D'autre part, des raisons personnelles sont aussi en jeu : un tiers des femmes décident de fonder leur entreprise après avoir eu un enfant, contre seulement 1 homme sur 5. La maternité continue donc d'impacter le parcours entrepreneurial des femmes car ces dernières ont tendance à privilégier la mise en place de leur vie familiale avant toute chose.
Autre facteur déterminant dans le déclenchement de la création d'entreprise : les femmes semblent attendre un moment clé dans leur vie professionnelle pour se lancer.
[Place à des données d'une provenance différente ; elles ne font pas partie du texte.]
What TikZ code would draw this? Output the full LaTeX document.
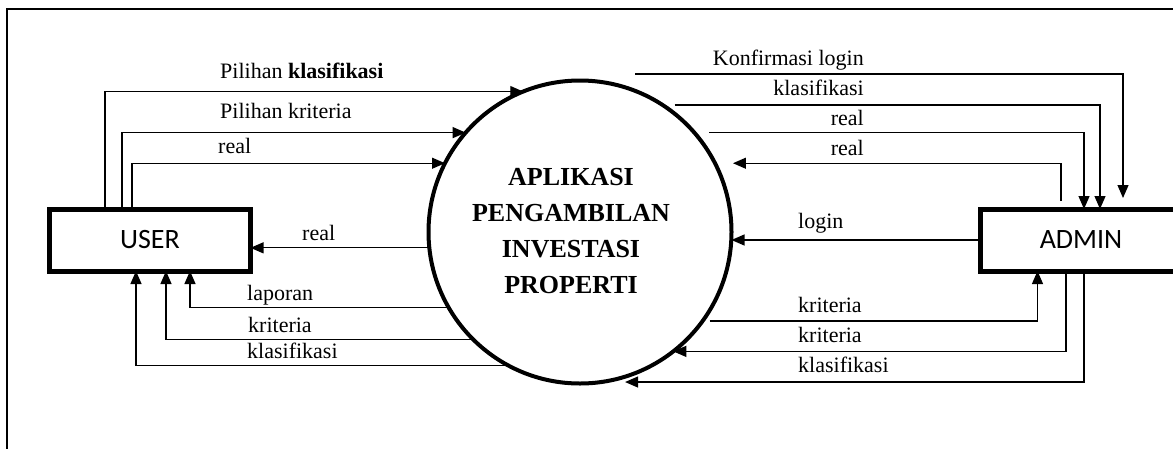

Si 1 homme sur 5 manifeste une vocation entrepreneuriale comme raison première d'un lancement, aucune femme ne fait mention de cette vocation. Et pour cause : 28% des femmes entreprennent après un licenciement ou une démission (contre 11% pour les hommes) et ces dernières sont 2 fois moins susceptibles d’avoir un profil multi-entrepreneurial. En effet, seules 27% d’entre elles avaient déjà fondé une startup auparavant, contre 52% chez les hommes.
Des visions entrepreneuriales très différentes
C'est la quête de sens qui semble a priori pousser les femmes à entreprendre : elles sont en tout cas 19% à avoir exprimé cet avis, contre 13% d'hommes. Et cela se remarque dans les secteurs plébiscités car le développement durable est le premier secteur d'activité des femmes entrepreneuses alors que les hommes sont en majorité investis dans des projets fintech. De manière générale, la somme des secteurs dits "à impact" représentent 56% des projets des femmes contre 19% chez les hommes.
De la même manière, l'argent n'est pas le moteur principal des femmes qui ne sont que 6% à déclarer se lancer uniquement pour en gagner, alors qu'un quart des hommes l'affirment. De plus, la rentabilité et la recherche de croissance organique font partie des priorités des femmes avant la levée de fonds (77%) tandis que le premier critère des hommes reste l’acquisition du leadership dans leur secteur (65%). Une priorité bienvenue au vu du contexte persistant de resserrement des financements des startups qui signe la fin de l'argent facile.
Des accès aux fonds toujours inégaux
Les recours aux tours de table sont aussi inégaux et les femmes sont d'ailleurs bien plus tentées de s'adonner au crowdfunding, notamment pour conserver le contrôle de leur entreprise. C'est bien sur ce terrain du capital-risque que les écarts se creusent le plus : les hommes réalisent plus de 2 fois plus de levées de fonds que les femmes (40% pour les hommes face à 17% pour les femmes) et le seuil du million d’euros levé n’est franchi que par 22% des femmes, contre 40% des hommes.
De plus, aux prémices de leur projet, les femmes se lancent souvent avec un capital inférieur à celui des hommes. Et ce sont notamment les inégalités salariales qui accentuent ce problème : 50% des femmes se lancent à moins de 40 000 euros de revenus annuels alors que 50% des hommes se lancent à moins de 60 000 euros.
Face à ce constat, les auteurs de l'étude conseillent surtout aux entrepreneuses de bien s'entourer pour réussir et appellent les structures de financement à mieux se former aux biais de genre ainsi que de créer des véhicules spécifiques pour financer des projets plus divers. À destination des pouvoirs publics, l'égalisation du congé parental est mis sur la table ainsi qu'une fiscalité avantageuse pour les entreprises fondées par au moins une femme. Une idée de subvention spécifique est aussi conseillée à Bpifrance pour les organisations dirigées par au moins une femme afin de compenser les écarts de fonds propres à la création d’entreprise.